Detective Richard Fell—Ellis’s most highly regarded foray into crime comics thus far has probably been the Image series Fell, deftly illustrated by Ben Templesmith.  Its format alone makes it an important entry in how comics are made, read and distributed, but that’s enough of a topic for a whole other essay.  Suffice it to say, Fell by its very nature has to be lean, stripped down to the very basic essentials of storytelling, which has been a major factor in the crime genre since Poe put it on paper.  Detective Richard Fell, like many literary detectives, is a man on his own, just the cop and his badge versus the long, cold night.  Snowtown, the fictional city to which he’s been assigned, is as bleak and noir as any in the genre, making Ed McBain’s Isola look like a warm Acapulco evening.  Over the course of the first nine issues, readers follow Fell as he chips away at the frozen heart of this city, and naturally for the genre, this mirrors his own failed attempts to enact some control over his own life.  We have yet to discover just how Fell has found himself in this sorry state, but with a bit of luck, the book will soon be off hiatus and back on the stands.  In the meantime, the trade paperback edition of Fell numbers 1 through 8 should be available where finer comics are sold.

Detective Frank Ironwine—In 2004, Ellis and the good people at Avatar brought to the comics community an experiment in single issues, one-shot stories meant to be to comics what hit singles used to be to pop music.  Each issue was an example of a different pulp construct, and of course, the crime one turned out to be my favorite (though the art of Carla Speed McNeil may have had more than a little bit to do with that).  If, as mentioned above, brevity is the soul of crime fiction, then this particular experiment is relevant in that we should expect no further adventures of the eponymous Frank Ironwine, the NYPD’s finest and drunkest detective.  But don’t let that sadden you too much: at least we have this book.  Ironwine is what I would call a typical Ellis protagonist in that he is smart, able to see patterns where others can’t or won’t, and has a beleaguered underling to kick his ass for him.  Also, the case Ironwine solves in his one appearance proves that Ellis is likely the only man to save police-procedurals for the boring sameness that Dick Wolf has unleashed upon the form.
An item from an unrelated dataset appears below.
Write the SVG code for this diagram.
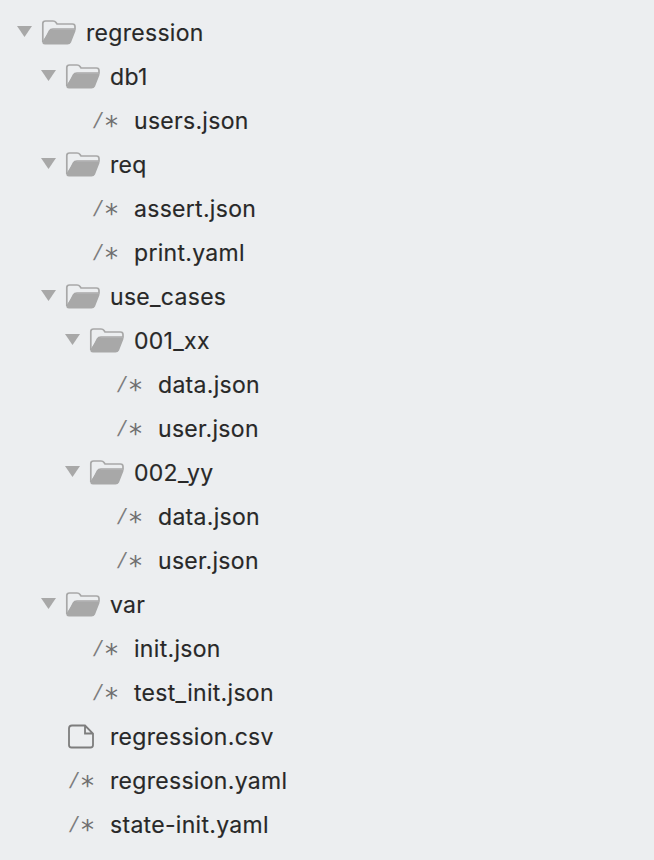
<svg xmlns="http://www.w3.org/2000/svg" xmlns:xlink="http://www.w3.org/1999/xlink" width="654" height="860" viewBox="0 0 654 860">
<style>
.t{font-family:"Inter","Roboto","Liberation Sans",sans-serif;font-size:23px;fill:#282828;letter-spacing:0.3px;stroke:#282828;stroke-width:0.15px}
.s{font-family:"Liberation Sans",sans-serif;font-size:22px;fill:#7d7d7d}
.c{font-family:"DejaVu Sans",sans-serif;font-size:26px;fill:#6f6f6f}
.tri{fill:#a8a8a8}
</style>
<defs>
<g id="folder">
<path d="M0.8 22V3.5Q0.8 1 3.5 1H11Q13 1 14 2.5L15 4H30.5Q33 4 33 6.5V9H11Q8.5 9 7.5 11L2.5 21" fill="none" stroke="#a8a8a8" stroke-width="1.7"/>
<path d="M9.5 9.5H33.5L33.5 11L29 22.5Q28 24.5 25.5 24.500H3Q0.3 24.500 0.3 22L2 19L7.500 11Q8.200 9.500 9.500 9.500Z" fill="#a8a8a8"/>
</g>
<path id="arrow" class="tri" d="M0 0H15L7.5 11Z"/>
<g id="star"><text class="s" transform="translate(-1 15) skewX(-14)">/</text><text class="c" x="11" y="22">*</text></g>
</defs>
<rect width="654" height="860" fill="#eceef0"/>
<g id="connectors"/>
<g id="n-regression"><use xlink:href="#arrow" x="17" y="26"/><use xlink:href="#folder" x="42" y="20"/><text class="t" x="86" y="41">regression</text></g>
<g id="n-db1"><use xlink:href="#arrow" x="41" y="70"/><use xlink:href="#folder" x="66" y="64"/><text class="t" x="110" y="85">db1</text></g>
<g id="n-users"><use xlink:href="#star" x="94" y="113"/><text class="t" x="134" y="129">users.json</text></g>
<g id="n-req"><use xlink:href="#arrow" x="41" y="158"/><use xlink:href="#folder" x="66" y="152"/><text class="t" x="110" y="173">req</text></g>
<g id="n-assert"><use xlink:href="#star" x="94" y="201"/><text class="t" x="134" y="217">assert.json</text></g>
<g id="n-print"><use xlink:href="#star" x="94" y="245"/><text class="t" x="134" y="261">print.yaml</text></g>
<g id="n-use_cases"><use xlink:href="#arrow" x="41" y="290"/><use xlink:href="#folder" x="66" y="284"/><text class="t" x="110" y="305">use_cases</text></g>
<g id="n-001"><use xlink:href="#arrow" x="65" y="334"/><use xlink:href="#folder" x="90" y="328"/><text class="t" x="134" y="349">001_xx</text></g>
<g id="n-data1"><use xlink:href="#star" x="118" y="377"/><text class="t" x="158" y="393">data.json</text></g>
<g id="n-user1"><use xlink:href="#star" x="118" y="421"/><text class="t" x="158" y="437">user.json</text></g>
<g id="n-002"><use xlink:href="#arrow" x="65" y="466"/><use xlink:href="#folder" x="90" y="460"/><text class="t" x="134" y="481">002_yy</text></g>
<g id="n-data2"><use xlink:href="#star" x="118" y="509"/><text class="t" x="158" y="525">data.json</text></g>
<g id="n-user2"><use xlink:href="#star" x="118" y="553"/><text class="t" x="158" y="569">user.json</text></g>
<g id="n-var"><use xlink:href="#arrow" x="41" y="598"/><use xlink:href="#folder" x="66" y="592"/><text class="t" x="110" y="613">var</text></g>
<g id="n-init"><use xlink:href="#star" x="94" y="641"/><text class="t" x="134" y="657">init.json</text></g>
<g id="n-test_init"><use xlink:href="#star" x="94" y="685"/><text class="t" x="134" y="701">test_init.json</text></g>
<g id="n-csv"><path d="M69 728.5Q69 725.5 72 725.5H85L93 733.5V745Q93 747.5 90.500 747.500H71.500Q69 747.500 69 745Z M85 725.500V733.500H93" fill="none" stroke="#7d7d7d" stroke-width="1.800"/><text class="t" x="110" y="745">regression.csv</text></g>
<g id="n-regyaml"><use xlink:href="#star" x="70" y="773"/><text class="t" x="110" y="789">regression.yaml</text></g>
<g id="n-state"><use xlink:href="#star" x="70" y="817"/><text class="t" x="110" y="833">state-init.yaml</text></g>
</svg>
Agent Paul Moses—This fellow might be a bit off the beaten detective path, but Red, the comical book in which he stars, still falls within our circle of interest here.  Moses is enjoying his retirement after serving the Central Intelligence Agency for his entire adult life.  But since the bulk of those years of service consisted of him performing many gruesome acts of murder, the new 21st century CIA is having serious doubts that a man like Moses should even be allowed to exist.  Red, like much crime fiction, examines notions of masculinity in this, our gun-fuelled society, our modern day Wild West.  And as often happens, the man who exudes the old masculinity, who lays claim to the truly macho and looks down his nose at the powder-puffs who pass for real men today also happens to be such a ruthless and efficient killer, he is more of an animal than anything else.  There is no moral high ground in this comic, and that is as it should be.
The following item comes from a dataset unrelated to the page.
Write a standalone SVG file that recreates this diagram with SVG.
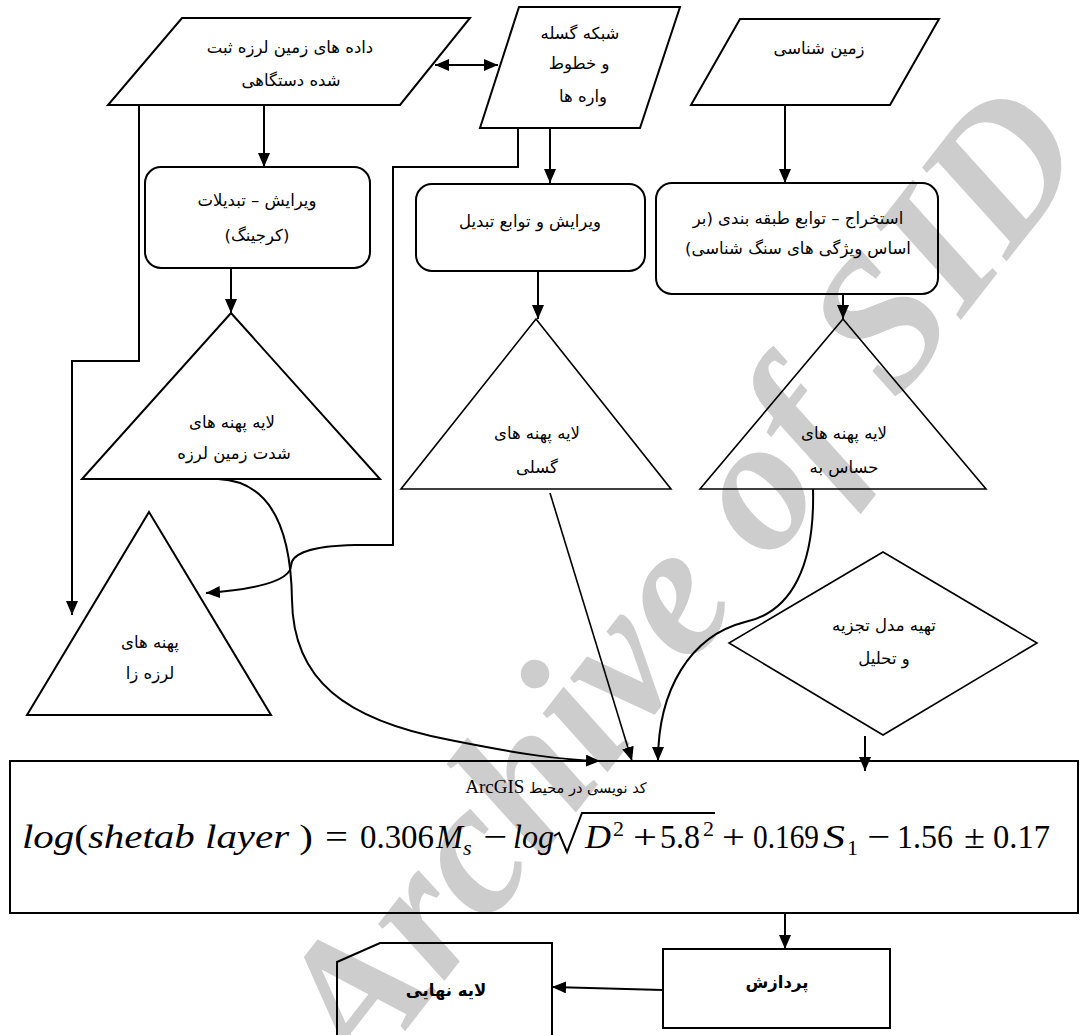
<svg xmlns="http://www.w3.org/2000/svg" width="1086" height="1035" viewBox="0 0 1086 1035">
<style>
.bg{fill:#ffffff}
.wm{font-family:"Liberation Serif",serif;font-style:italic;font-weight:bold;font-size:190px;fill:#cdcdcd}
.sh{fill:none;stroke:#000;stroke-width:2}
.thin{fill:none;stroke:#000;stroke-width:1.6}
.t{font-family:"DejaVu Sans","Noto Sans",sans-serif;font-size:16.5px;fill:#000;text-anchor:middle;direction:rtl;unicode-bidi:embed}
.b{font-weight:bold}
.c{fill:none;stroke:#000;stroke-width:2}
.c1{fill:none;stroke:#000;stroke-width:1.6}
.f{font-family:"Liberation Serif",serif;font-size:34px;fill:#000}
.i{font-style:italic}
.sub{font-size:22px}
</style>
<defs>
<marker id="ah" markerUnits="userSpaceOnUse" markerWidth="14" markerHeight="12" viewBox="0 0 14 12" refX="14" refY="6" orient="auto-start-reverse">
<path d="M0,0 L14,6 L0,12 Z" fill="#000"/>
</marker>
</defs>
<rect class="bg" x="0" y="0" width="1086" height="1035"/>
<text class="wm" transform="translate(728,618) rotate(-52)" text-anchor="middle">Archive of SID</text>

<g id="connectors">
<line class="c" x1="435" y1="65" x2="498" y2="65" marker-start="url(#ah)" marker-end="url(#ah)"/>
<line class="c" x1="264" y1="105" x2="264" y2="167" marker-end="url(#ah)"/>
<line class="c" x1="550" y1="128" x2="550" y2="183" marker-end="url(#ah)"/>
<line class="c" x1="785" y1="105" x2="785" y2="183" marker-end="url(#ah)"/>
<line class="c" x1="231" y1="268" x2="231" y2="313" marker-end="url(#ah)"/>
<line class="c" x1="538" y1="271" x2="538" y2="319" marker-end="url(#ah)"/>
<line class="c" x1="843" y1="294" x2="843" y2="319" marker-end="url(#ah)"/>
<path class="c" d="M139,105 L139,361 L72,361 L72,615" marker-end="url(#ah)"/>
<path class="c" d="M518,128 L518,167 L393,167 L393,545 L355,545 C305,546 291,556 291,566 C290,582 250,590 206,593" marker-end="url(#ah)"/>
<path class="c" d="M218,479 C272,481 291,530 292,600 C293,680 345,720 450,740 C520,754 560,760 600,761" marker-end="url(#ah)"/>
<line class="c1" x1="550" y1="493" x2="632" y2="761" marker-end="url(#ah)"/>
<path class="c" d="M813,489 C815,565 792,612 745,622 C690,636 658,690 658,761" marker-end="url(#ah)"/>
<line class="c" x1="865" y1="736" x2="865" y2="771" marker-end="url(#ah)"/>
<line class="c" x1="785" y1="913" x2="785" y2="949" marker-end="url(#ah)"/>
<line class="c" x1="663" y1="990" x2="552" y2="987" marker-end="url(#ah)"/>
</g>

<g id="n-data">
<polygon class="sh" points="182,18 470,18 400,105 108,105"/>
<text class="t" x="290" y="53">داده های زمین لرزه ثبت</text>
<text class="t" x="291" y="86">شده دستگاهی</text>
</g>
<g id="n-fault">
<polygon class="sh" points="519,7 680,7 640,128 480,128"/>
<text class="t" x="580" y="39">شبکه گسله</text>
<text class="t" x="579" y="69">و خطوط</text>
<text class="t" x="583" y="102">واره ها</text>
</g>
<g id="n-geology">
<polygon class="sh" points="740,19 939,19 890,105 691,105"/>
<text class="t" x="819" y="54">زمین شناسی</text>
</g>
<g id="n-edit1">
<rect class="sh" x="145" y="167" width="225" height="101" rx="16"/>
<text class="t" x="257" y="206">ویرایش – تبدیلات</text>
<text class="t" x="257" y="241">(کرجینگ)</text>
</g>
<g id="n-edit2">
<rect class="sh" x="416" y="184" width="229" height="87" rx="16"/>
<text class="t" x="530" y="227">ویرایش و توابع  تبدیل</text>
</g>
<g id="n-extract">
<rect class="sh" x="656" y="183" width="282" height="111" rx="16"/>
<text class="t" x="798" y="224">استخراج – توابع طبقه بندی (بر</text>
<text class="t" x="798" y="254">اساس ویژگی های سنگ شناسی)</text>
</g>
<g id="n-tri-intensity">
<polygon class="sh" points="231,313 380,479 82,479"/>
<text class="t" x="232" y="428">لایه پهنه های</text>
<text class="t" x="234" y="459">شدت زمین لرزه</text>
</g>
<g id="n-tri-seismogenic">
<polygon class="sh" points="149,512 271,715 27,715"/>
<text class="t" x="150" y="648">پهنه های</text>
<text class="t" x="150" y="679">لرزه زا</text>
</g>
<g id="n-tri-fault">
<polygon class="thin" points="536,319 671,489 401,489"/>
<text class="t" x="537" y="439">لایه پهنه های</text>
<text class="t" x="537" y="473">گسلی</text>
</g>
<g id="n-tri-sensitive">
<polygon class="thin" points="843,319 986,489 700,489"/>
<text class="t" x="844" y="439">لایه پهنه های</text>
<text class="t" x="844" y="473">حساس به</text>
</g>
<g id="n-model">
<polygon class="thin" points="883,552 1037,643 883,735 729,643"/>
<text class="t" x="884" y="631">تهیه مدل تجزیه</text>
<text class="t" x="884" y="664">و تحلیل</text>
</g>
<g id="n-code">
<rect class="sh" x="10" y="761" width="1068" height="152"/>
<text class="t" x="556" y="793" style="font-size:14.5px">کد نویسی در محیط  <tspan style="font-family:'Liberation Serif',serif;font-size:19px">ArcGIS</tspan></text>
<text class="f" x="22" y="848" textLength="291" lengthAdjust="spacingAndGlyphs"><tspan class="i">log</tspan>(<tspan class="i">shetab layer</tspan> )</text>
<text class="f" x="325" y="848" textLength="23" lengthAdjust="spacingAndGlyphs">=</text>
<text class="f" x="360" y="848" textLength="74" lengthAdjust="spacingAndGlyphs">0.306</text>
<text class="f i" x="436" y="848" textLength="27" lengthAdjust="spacingAndGlyphs">M</text>
<text class="f i sub" x="463" y="855">s</text>
<text class="f" x="483" y="848" textLength="24" lengthAdjust="spacingAndGlyphs">−</text>
<text class="f i" x="513" y="848" textLength="41" lengthAdjust="spacingAndGlyphs">log</text>
<path d="M554,836 L559,833 L567,852 L582,813 L715,813" fill="none" stroke="#000" stroke-width="2"/>
<text class="f i" x="585" y="848" textLength="26" lengthAdjust="spacingAndGlyphs">D</text>
<text class="f sub" x="613" y="836">2</text>
<text class="f" x="633" y="848" textLength="24" lengthAdjust="spacingAndGlyphs">+</text>
<text class="f" x="660" y="848" textLength="40" lengthAdjust="spacingAndGlyphs">5.8</text>
<text class="f sub" x="703" y="836">2</text>
<text class="f" x="722" y="848" textLength="23" lengthAdjust="spacingAndGlyphs">+</text>
<text class="f" x="753" y="848" textLength="66" lengthAdjust="spacingAndGlyphs">0.169</text>
<text class="f i" x="823" y="848" textLength="22" lengthAdjust="spacingAndGlyphs">S</text>
<text class="f sub" x="847" y="855">1</text>
<text class="f" x="867" y="848" textLength="23" lengthAdjust="spacingAndGlyphs">−</text>
<text class="f" x="897" y="848" textLength="56" lengthAdjust="spacingAndGlyphs">1.56</text>
<text class="f" x="964" y="848" textLength="21" lengthAdjust="spacingAndGlyphs">±</text>
<text class="f" x="993" y="848" textLength="57" lengthAdjust="spacingAndGlyphs">0.17</text>
</g>
<g id="n-process">
<rect class="sh" x="663" y="949" width="227" height="79"/>
<text class="t b" x="777" y="988">پردازش</text>
</g>
<g id="n-final">
<polygon class="sh" points="337,962 380,943 552,943 552,1045 337,1045"/>
<text class="t b" x="446" y="996">لایه نهایی</text>
</g>
</svg>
Agent John Craske a/k/a Jack Cross—Again with the company men, yes, but Jack Cross is a comic that hews more to the traditional aspects of crime fiction than does Red.  Where as in, say, Fell does the city in which our hero finds himself define the man and vice versa, the city for Jack Cross is the whole of the United States of America.  Cross is a shadowy ex-government agent, allowed free reign to organize protests against his government by occasionally killing terrorists for it.  In this patently post-9/11 book, Cross finds a CIA mole in the Department of Homeland Security, which leads him to uncover a plot to make Americans even stupider.  Literally.  The detective in crime fiction is often the thin line between the Powers That Be and Those That Ain’t.  In Hammett’s Red Harvest, Continental Op was that line between feuding criminal factions in one town.  Jack Cross is that op on a national scale.  Plus, as a bonus, this book has some of the best interrogation scenes set to paper.
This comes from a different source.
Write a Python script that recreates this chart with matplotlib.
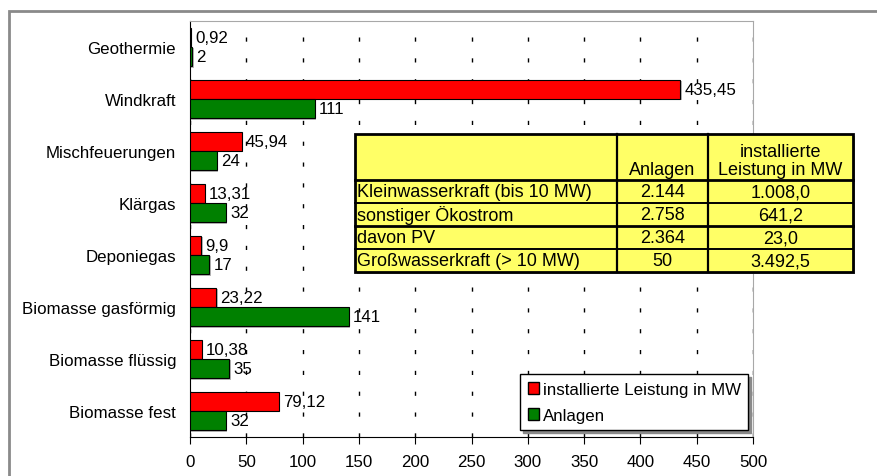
import matplotlib
matplotlib.use('Agg')
import matplotlib.pyplot as plt
import numpy as np
from matplotlib.patches import Rectangle, Patch
import matplotlib.patheffects as pe

plt.rcParams['font.family'] = ['Liberation Sans', 'DejaVu Sans']

categories = ['Geothermie', 'Windkraft', 'Mischfeuerungen', 'Klärgas',
              'Deponiegas', 'Biomasse gasförmig', 'Biomasse flüssig',
              'Biomasse fest']
leistung = [0.92, 435.45, 45.94, 13.31, 9.9, 23.22, 10.38, 79.12]
leistung_labels = ['0,92', '435,45', '45,94', '13,31', '9,9', '23,22',
                   '10,38', '79,12']
anlagen = [2, 111, 24, 32, 17, 141, 35, 32]
anlagen_labels = ['2', '111', '24', '32', '17', '141', '35', '32']

xticks = [0, 50, 100, 150, 200, 250, 300, 350, 400, 450, 500]

# table in the plot
tab_rows = ['Kleinwasserkraft (bis 10 MW)', 'sonstiger Ökostrom', 'davon PV',
            'Großwasserkraft (> 10 MW)']
tab_anlagen = ['2.144', '2.758', '2.364', '50']
tab_leistung = ['1.008,0', '641,2', '23,0', '3.492,5']

W, H = 878, 477
fs = 12.2
tfs = 13

fig = plt.figure(figsize=(W / 100, H / 100), dpi=100)
ax = fig.add_axes([190 / W, 1 - 438 / H, (753 - 190) / W, (438 - 22) / H])

y = np.arange(len(categories))
h = 0.37
shadow = [pe.SimplePatchShadow(offset=(1, -1), shadow_rgbFace='#888888', alpha=0.6), pe.Normal()]
b1 = ax.barh(y - h / 2, leistung, height=h, color='#FF0000', edgecolor='black',
             linewidth=0.8, label='installierte Leistung in MW', zorder=3)
b2 = ax.barh(y + h / 2, anlagen, height=h, color='#008000', edgecolor='black',
             linewidth=0.8, label='Anlagen', zorder=3)
for bar in list(b1) + list(b2):
    bar.set_path_effects(shadow)

for i in range(len(categories)):
    ax.annotate(leistung_labels[i], (leistung[i], y[i] - h / 2), xytext=(3, 0),
                textcoords='offset points', va='center', ha='left', fontsize=fs, zorder=4)
    ax.annotate(anlagen_labels[i], (anlagen[i], y[i] + h / 2), xytext=(3, 0),
                textcoords='offset points', va='center', ha='left', fontsize=fs, zorder=4)

ax.set_xlim(0, 500)
ax.set_ylim(len(categories) - 0.5, -0.5)
ax.set_xticks(xticks)
ax.set_yticks(y)
ax.set_yticklabels(categories, fontsize=fs)
ax.tick_params(axis='y', length=0, pad=10)
ax.tick_params(axis='x', length=5, direction='out', labelsize=fs, pad=7)
ax.xaxis.grid(True, color='black', linewidth=1, linestyle=(0, (3, 12)))
ax.set_axisbelow(True)
for s in ['top', 'right']:
    ax.spines[s].set_color('#A8A8A8')
for s in ['left', 'bottom']:
    ax.spines[s].set_color('black')

leg = ax.legend(handles=[Patch(facecolor='#FF0000', edgecolor='black', label='installierte Leistung in MW'),
                         Patch(facecolor='#008000', edgecolor='black', label='Anlagen')],
                loc='upper left', bbox_to_anchor=(520 / W, 1 - 375 / H),
                bbox_transform=fig.transFigure, borderaxespad=0, fontsize=fs,
                fancybox=False, shadow={'color': '#8a8a8a', 'alpha': 1},
                handlelength=0.7, handleheight=0.7, handletextpad=0.2,
                labelspacing=0.65, borderpad=0.45, framealpha=1)
leg.get_frame().set_edgecolor('black')
leg.get_frame().set_linewidth(1)

# table
tx0, tx1, ty0, ty1 = 355, 853, 135, 273
tax = fig.add_axes([tx0 / W, 1 - ty1 / H, (tx1 - tx0) / W, (ty1 - ty0) / H])
tax.set_xlim(0, tx1 - tx0)
tax.set_ylim(ty1 - ty0, 0)
tax.axis('off')
fig.add_artist(Rectangle(((tx0 + 2) / W, 1 - (ty1 + 2) / H), (tx1 - tx0) / W, (ty1 - ty0) / H,
                         transform=fig.transFigure, facecolor='#999999', edgecolor='none', zorder=4))
tax.set_zorder(5)
tax.add_patch(Rectangle((0, 0), tx1 - tx0, ty1 - ty0, facecolor='#FFFF66',
                        edgecolor='black', linewidth=2, clip_on=False))
c1, c2, c3 = 262, 353, tx1 - tx0
rows_y = [46, 69, 92, 115, 138]
tax.plot([c1, c1], [0, 138], color='black', lw=1.6, clip_on=False)
tax.plot([c2, c2], [0, 138], color='black', lw=1.6, clip_on=False)
for ry, lw in zip(rows_y[:-1], [2, 1.4, 2, 1.4]):
    tax.plot([0, c3], [ry, ry], color='black', lw=lw, clip_on=False)
tax.text((c1 + c2) / 2, 44, 'Anlagen', ha='center', va='bottom', fontsize=tfs)
tax.text((c2 + c3) / 2, 44, 'installierte\nLeistung in MW', ha='center', va='bottom',
         fontsize=tfs, linespacing=1.1)
for i in range(len(tab_rows)):
    yc = (rows_y[i] + rows_y[i + 1]) / 2 + 0.5
    tax.text(2, yc, tab_rows[i], ha='left', va='center', fontsize=tfs)
    tax.text((c1 + c2) / 2, yc, tab_anlagen[i], ha='center', va='center', fontsize=tfs)
    tax.text((c2 + c3) / 2, yc, tab_leistung[i], ha='center', va='center', fontsize=tfs)

# outer frame of the chart object
fig.add_artist(Rectangle((9 / W, -0.5), 2, 0.5 + 1 - 12 / H, transform=fig.transFigure,
                         fill=False, edgecolor='#8A8A8A', linewidth=2))

fig.savefig('out.png', dpi=100)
Detective John Cain—In what is my favorite of all the books listed here, we have Scars, featuring Detective Cain, a man about to completely lose his shit.  And he has a gun.  The cop in crime fiction is often only one shit day away from being the bad guy.  When you have squeaky-clean, morally indefatigable police officers, you don’t have crime fiction so much as you have propaganda for the ruling classes.  Cops are people, and as such, they are slaves to all the same circumstances that all people are subject to: lust, greed, hate, and guilt.  Det. Cain is shouldering so much guilt that it practically oozes from his pores, and as is often the tragic case with guilt, it is completely uncalled for.  As the story progresses in Scars, we discover that Cain is guilty of nothing less than caring too much, a condition that can be ravaging to the afflicted.  And the reason this book is my favorite is that Ellis slowly and subtly lets the back-story of Detective Cain work itself into the narrative.  This not only heightens the suspense of the entire story, but is simply the mark of a mature writer with a serious grasp of the craft.  We are left with an example of what crime fiction can be, more than just crimes and misdemeanors, but a peek into the oh-so-human condition.